振袖を着なかった話
日本酒をお猪口でちびちびとやりながらコタツで温もっていると、ああ大人になったんだなぁと妙な実感に包まれる。冷酒派。
長須マコトです。東北の片田舎でひっそりと大学生をやっています。
このたびめでたく成人を迎えまして。でもタイトルの通り、振袖着ませんでした。
自分、一人娘なんですよね。従兄たちも自分より一回り以上離れた男三兄弟で、あと一応異母兄がひとり。会ったことないけど。
だから両親も祖母も振袖姿をそれこそ生まれた時から楽しみにしてくれていたみたいで、そこに関して申し訳ない気持ちが無いといったら嘘になるけど。親不孝モンだなぁとは思う、後悔は微塵もしていない。
成人の振袖って、女性の一生モノの晴れ姿として一般的に捉えられてるじゃないですか。

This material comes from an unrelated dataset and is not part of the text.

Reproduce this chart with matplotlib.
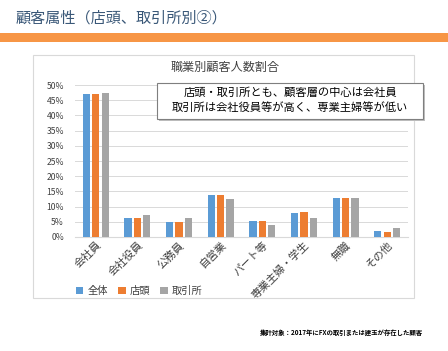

だから両親も力を入れるんだろうし、本人もすごく楽しみにしていることが多い。
だから、余計に嫌だなぁと思ってしまった。自分の人生の節目に、現実を思い知らされるのもましてや形に残るのなんかものすごく嫌だった。嫌なもんは仕方ないよね。
Xジェンダーというものがあります。
ざっくり言ってしまえば、自己の性に対する認識が男性と女性のどちらにも固定されていない人のこと。この中だけでもめちゃくちゃに多様性があるので中々難しいけれど、ぼくは「身体の性別に違和感があり、逆の性になりたいわけでもない」タイプ。ややこしい。
加えてぼくの場合、恋愛対象・性愛対象も色々。ああややこしい。
個人的には自ら細分化してラベリングする必要もないかなと思っているから正直なんでもいいっちゃいいんだけど、違和感が「ある」のは事実なので、どうしたもんかという今日この頃。
ぼくいまだに信じられない気持ちでいるんですけど、世の中の大多数の人って自分の性別に違和感もってないって本当?本当に本当?
大人になって以前よりは両親と腹を割って話せるようになってきたんだけど、少なくともうちの両親は一度も感じたことが無いそうです。50年とか生きてるのに。
そりゃあ20年かそこらしか生きてない娘が突然性別違和とか言い出したらびっくりするし、勘違いじゃない?とか思い込みじゃない?とか悪気なく言ってしまうよねって思った。わかる。
w a k a r u t y
月経のたびの嫌悪感とかふとした瞬間の気持ち悪さとか、いっそ全部勘違いだったらいいのにね。
何が言いたいかというと長須は長須です。長須はいます、よろしくおねがいします。